Colin Kelly Middle School in Eugene, OR, was named in his honor in 1945 by the school's first students, who preferred an "ordinary Joe" as a namesake, rather than prestigious military or political figures. The school colors are Kelly green and white, and the nickname is "Bombers."
● A book titled "The Legend of Colin Kelly, America's First Hero of WWII" co-authored by Dennis E. McClendon and Wallace F. Richards was published.
● In August 2000, the newly-constructed post office in Madison, FL, was dedicated and renamed in honor of Captain Kelly.
● An elaborate monument with the bust of Kelly stood along the runway at Clark AFB in the Philippines until the facility was closed and then it was relocated to the huge American Cemetery and Memorial located in Manila.

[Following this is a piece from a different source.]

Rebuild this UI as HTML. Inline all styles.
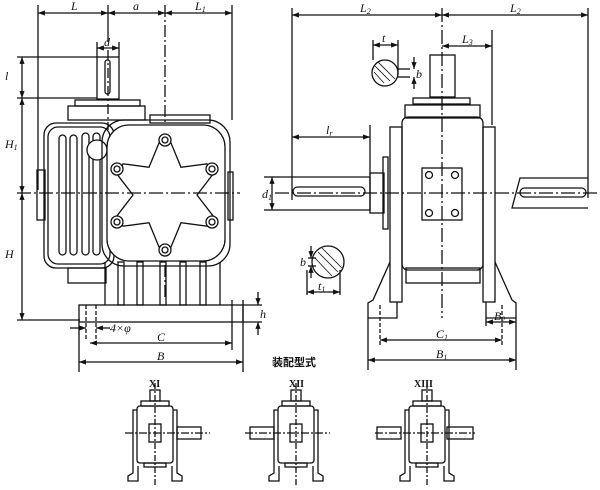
<!DOCTYPE html>
<html><head><meta charset="utf-8"><style>
html,body{margin:0;padding:0;background:#fff;}
svg{display:block;}
text{font-family:"Liberation Serif",serif;font-style:italic;font-size:12px;fill:#111;}
.c{font-family:"Liberation Sans","Noto Sans CJK SC",sans-serif;font-style:normal;font-weight:bold;font-size:11px;}
.r{font-style:normal;font-weight:bold;font-size:10px;}
</style></head><body>
<svg width="600" height="490" viewBox="0 0 600 490" xmlns="http://www.w3.org/2000/svg">
<defs>
<marker id="a" viewBox="0 0 8 6" refX="8" refY="3" markerWidth="6" markerHeight="4" orient="auto-start-reverse"><path d="M0,0L8,3L0,6z" fill="#111"/></marker>
</defs>
<g stroke="#111" fill="none" stroke-width="1.3">
<line x1="38" y1="5" x2="38" y2="190"/>
<line x1="108" y1="5" x2="108" y2="42"/>
<line x1="165" y1="5" x2="165" y2="300" stroke-dasharray="12,3,2,3"/>
<line x1="232" y1="5" x2="232" y2="120"/>
<line x1="38" y1="13" x2="108" y2="13" marker-start="url(#a)" marker-end="url(#a)"/>
<line x1="108" y1="13" x2="165" y2="13" marker-start="url(#a)" marker-end="url(#a)"/>
<line x1="165" y1="13" x2="232" y2="13" marker-start="url(#a)" marker-end="url(#a)"/>
<line x1="97" y1="42" x2="97" y2="57"/><line x1="119" y1="42" x2="119" y2="57"/>
<line x1="97" y1="48" x2="119" y2="48" marker-start="url(#a)" marker-end="url(#a)"/>
<line x1="17" y1="57" x2="97" y2="57"/>
<line x1="17" y1="98" x2="97" y2="98"/>
<line x1="17" y1="193" x2="240" y2="193" stroke-dasharray="14,3,2,3"/>
<line x1="17" y1="320" x2="80" y2="320"/>
<line x1="22" y1="57" x2="22" y2="98" marker-start="url(#a)" marker-end="url(#a)"/>
<line x1="22" y1="98" x2="22" y2="193" marker-start="url(#a)" marker-end="url(#a)"/>
<line x1="22" y1="193" x2="22" y2="320" marker-start="url(#a)" marker-end="url(#a)"/>
<rect x="97" y="57" width="22" height="42"/>
<rect x="105" y="60" width="5" height="34" rx="2.5"/>
<line x1="108" y1="50" x2="108" y2="130" stroke-dasharray="10,3,2,3"/>
<rect x="75" y="100" width="65" height="6"/>
<rect x="68" y="106" width="77" height="14"/>
<rect x="150" y="115" width="60" height="8"/>
<rect x="44" y="123" width="70" height="145" rx="12"/>
<rect x="48" y="127" width="62" height="137" rx="10"/>
<rect x="37" y="170" width="8" height="50"/>
<rect x="68" y="268" width="38" height="15"/>
<rect x="59" y="135" width="7" height="120" rx="3.5"/>
<rect x="70" y="135" width="7" height="120" rx="3.5"/>
<rect x="82" y="133" width="7" height="122" rx="3.5"/>
<rect x="93" y="133" width="7" height="122" rx="3.5"/>
<circle cx="97" cy="150" r="10" fill="#fff"/>
<rect x="102" y="120" width="128" height="146" rx="22"/>
<rect x="107" y="125" width="118" height="136" rx="22" fill="#fff"/>
<rect x="228" y="172" width="5" height="48"/>
<polygon points="159,143 171,143 181,167.3 207,163.8 213,174.2 197,195 213,215.8 207,226.2 181,222.7 171,247 159,247 149,222.7 123,226.2 117,215.8 133,195 117,174.2 123,163.8 149,167.3"/>
<circle cx="165" cy="140" r="6" fill="#fff"/><circle cx="165" cy="140" r="3"/>
<circle cx="165" cy="250" r="6" fill="#fff"/><circle cx="165" cy="250" r="3"/>
<circle cx="212" cy="169" r="6" fill="#fff"/><circle cx="212" cy="169" r="3"/>
<circle cx="212" cy="222" r="6" fill="#fff"/><circle cx="212" cy="222" r="3"/>
<circle cx="117" cy="169" r="6" fill="#fff"/><circle cx="117" cy="169" r="3"/>
<circle cx="117" cy="222" r="6" fill="#fff"/><circle cx="117" cy="222" r="3"/>
<line x1="105" y1="193" x2="230" y2="193" stroke-dasharray="14,3,2,3"/>
<line x1="105" y1="262" x2="105" y2="305"/><line x1="220" y1="262" x2="220" y2="305"/>
<rect x="118" y="262" width="6" height="43"/><rect x="137" y="262" width="6" height="43"/>
<rect x="160" y="262" width="6" height="43"/><rect x="180" y="262" width="6" height="43"/>
<rect x="200" y="262" width="6" height="43"/>
<rect x="79" y="305" width="164" height="17"/>
<line x1="86" y1="305" x2="86" y2="340" stroke-dasharray="4,2"/><line x1="96" y1="305" x2="96" y2="340" stroke-dasharray="4,2"/>
<line x1="243" y1="300" x2="243" y2="372"/><line x1="79" y1="322" x2="79" y2="372"/>
<line x1="232" y1="300" x2="232" y2="350"/>
<line x1="243" y1="305" x2="262" y2="305"/><line x1="243" y1="322" x2="262" y2="322"/>
<line x1="258" y1="292" x2="258" y2="305" marker-end="url(#a)"/><line x1="258" y1="335" x2="258" y2="322" marker-end="url(#a)"/>
<line x1="70" y1="328" x2="86" y2="328" marker-end="url(#a)"/><line x1="110" y1="328" x2="96" y2="328" marker-end="url(#a)"/>
<line x1="90" y1="343" x2="232" y2="343" marker-start="url(#a)" marker-end="url(#a)"/>
<line x1="79" y1="362" x2="243" y2="362" marker-start="url(#a)" marker-end="url(#a)"/>

<line x1="292" y1="8" x2="292" y2="200"/>
<line x1="588" y1="8" x2="588" y2="198"/>
<line x1="442" y1="8" x2="442" y2="318" stroke-dasharray="14,3,2,3"/>
<line x1="292" y1="15" x2="442" y2="15" marker-start="url(#a)" marker-end="url(#a)"/>
<line x1="442" y1="15" x2="588" y2="15" marker-start="url(#a)" marker-end="url(#a)"/>
<line x1="492" y1="30" x2="492" y2="125"/>
<line x1="442" y1="46" x2="492" y2="46" marker-start="url(#a)" marker-end="url(#a)"/>
<rect x="430" y="55" width="25" height="42"/>
<rect x="413" y="98" width="57" height="6"/>
<rect x="405" y="105" width="75" height="13"/>
<rect x="402" y="117" width="81" height="153" rx="6"/>
<rect x="390" y="127" width="12" height="175"/><rect x="483" y="127" width="12" height="175"/>
<rect x="422" y="168" width="40" height="52"/>
<circle cx="429" cy="175" r="3.5"/><circle cx="455" cy="175" r="3.5"/>
<circle cx="429" cy="213" r="3.5"/><circle cx="455" cy="213" r="3.5"/>
<rect x="406" y="268" width="74" height="15"/>
<path d="M390,262 L373,300 L368,303 L368,318 L397,318 L397,302"/>
<path d="M495,262 L512,300 L516,303 L516,318 L486,318 L486,302"/>
<line x1="368" y1="318" x2="368" y2="370"/><line x1="516" y1="318" x2="516" y2="370"/>
<line x1="380" y1="305" x2="380" y2="345" stroke-dasharray="4,2"/><line x1="502" y1="305" x2="502" y2="345" stroke-dasharray="4,2"/>
<line x1="486" y1="318" x2="486" y2="326"/>
<line x1="486" y1="322" x2="516" y2="322" marker-start="url(#a)" marker-end="url(#a)"/>
<line x1="380" y1="340" x2="502" y2="340" marker-start="url(#a)" marker-end="url(#a)"/>
<line x1="368" y1="360" x2="516" y2="360" marker-start="url(#a)" marker-end="url(#a)"/>
<path d="M280,177 L370,177 L370,210 L280,210"/>
<rect x="293" y="187" width="72" height="9" rx="4.5"/>
<rect x="370" y="173" width="14" height="40"/>
<rect x="383" y="157" width="5" height="72"/>
<line x1="275" y1="193" x2="600" y2="193" stroke-dasharray="14,3,2,3"/>
<line x1="292" y1="137" x2="370" y2="137" marker-start="url(#a)" marker-end="url(#a)"/>
<line x1="370" y1="125" x2="370" y2="175"/>
<line x1="264" y1="177" x2="280" y2="177"/><line x1="264" y1="210" x2="280" y2="210"/>
<line x1="272" y1="177" x2="272" y2="210" marker-start="url(#a)" marker-end="url(#a)"/>
<path d="M588,178 L520,178 L512,208 L588,208"/>
<rect x="520" y="188" width="66" height="9" rx="4.5"/>
<circle cx="385" cy="73" r="13"/>
<path d="M375,66 L390,81 M378,62 L395,79 M374,72 L384,83" stroke-width=".8"/>
<line x1="373" y1="40" x2="373" y2="60"/><line x1="398" y1="40" x2="398" y2="75"/>
<line x1="373" y1="45" x2="398" y2="45" marker-start="url(#a)" marker-end="url(#a)"/>
<line x1="398" y1="69" x2="410" y2="69"/><line x1="398" y1="77" x2="410" y2="77"/>
<line x1="414" y1="57" x2="414" y2="69" marker-end="url(#a)"/><line x1="414" y1="89" x2="414" y2="77" marker-end="url(#a)"/>
<circle cx="328" cy="262" r="16"/>
<path d="M318,252 L338,272 M322,248 L342,268 M315,258 L332,276" stroke-width=".8"/>
<line x1="308" y1="258" x2="316" y2="258"/><line x1="308" y1="266" x2="316" y2="266"/>
<line x1="311" y1="246" x2="311" y2="258" marker-end="url(#a)"/><line x1="311" y1="278" x2="311" y2="266" marker-end="url(#a)"/>
<line x1="307" y1="270" x2="307" y2="295"/><line x1="340" y1="270" x2="340" y2="295"/>
<line x1="307" y1="292" x2="340" y2="292" marker-start="url(#a)" marker-end="url(#a)"/>

<g id="sv">
<rect x="150" y="390" width="10" height="11"/>
<rect x="141" y="401" width="28" height="5"/>
<rect x="137" y="406" width="36" height="57" rx="3"/>
<path d="M137,410 L133,410 L133,473 L128,476 L128,481 L138,481 L138,466"/>
<path d="M173,410 L177,410 L177,473 L182,476 L182,481 L172,481 L172,466"/>
<rect x="144" y="463" width="22" height="4"/>
<rect x="149" y="424" width="12" height="18"/>
<line x1="155" y1="383" x2="155" y2="485" stroke-dasharray="6,2,2,2"/>
</g>
<line x1="125" y1="433" x2="210" y2="433" stroke-dasharray="8,2,2,2"/>
<rect x="177" y="427" width="24" height="12"/>
<use href="#sv" transform="translate(141,0)"/>
<line x1="245" y1="433" x2="330" y2="433" stroke-dasharray="8,2,2,2"/>
<rect x="250" y="427" width="24" height="12"/>
<use href="#sv" transform="translate(272,0)"/>
<line x1="375" y1="433" x2="475" y2="433" stroke-dasharray="8,2,2,2"/>
<rect x="377" y="427" width="24" height="12"/>
<rect x="447" y="427" width="26" height="12"/>
</g>
<text x="71" y="10">L</text><text x="133" y="10">a</text><text x="195" y="10">L<tspan font-size="8" dy="2">1</tspan></text>
<text x="104" y="46">d</text>
<text x="5" y="80">l</text>
<text x="5" y="148">H<tspan font-size="8" dy="2">1</tspan></text>
<text x="5" y="258">H</text>
<text x="110" y="332">4×φ</text>
<text x="157" y="341">C</text><text x="157" y="360">B</text>
<text x="260" y="318">h</text>
<text x="360" y="12">L<tspan font-size="8" dy="2">2</tspan></text>
<text x="510" y="12">L<tspan font-size="8" dy="2">2</tspan></text>
<text x="462" y="43">L<tspan font-size="8" dy="2">3</tspan></text>
<text x="382" y="42">t</text><text x="416" y="78">b</text>
<text x="326" y="134">l<tspan font-size="8" dy="2">r</tspan></text>
<text x="262" y="198">d<tspan font-size="8" dy="2">1</tspan></text>
<text x="300" y="266">b</text><text x="318" y="290">t<tspan font-size="8" dy="2">1</tspan></text>
<text x="494" y="320">B<tspan font-size="8" dy="2">2</tspan></text>
<text x="436" y="338">C<tspan font-size="8" dy="2">1</tspan></text>
<text x="436" y="358">B<tspan font-size="8" dy="2">1</tspan></text>
<text class="c" x="272" y="366">装配型式</text>
<text class="r" x="149" y="387">XI</text>
<text class="r" x="289" y="387">XII</text>
<text class="r" x="414" y="387">XIII</text>
</svg>
</body></html>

● A transport ship, the USS Colin P. Kelly was launched during World War II. Ironically, it was sunk after the war was over after hitting a mine in the English Channel.

Death and Burial

Captain Colin Purdie Kelly, Jr. was killed in action on 10 December 1941 in the Philippines. His remains were hastily interred at Clark Field and then returned after WWII, with great fanfare, to his hometown of Madison and re-buried in the town cemetery with full military honors. His burial site is in the Oak Ridge Cemetery in Madison, FL.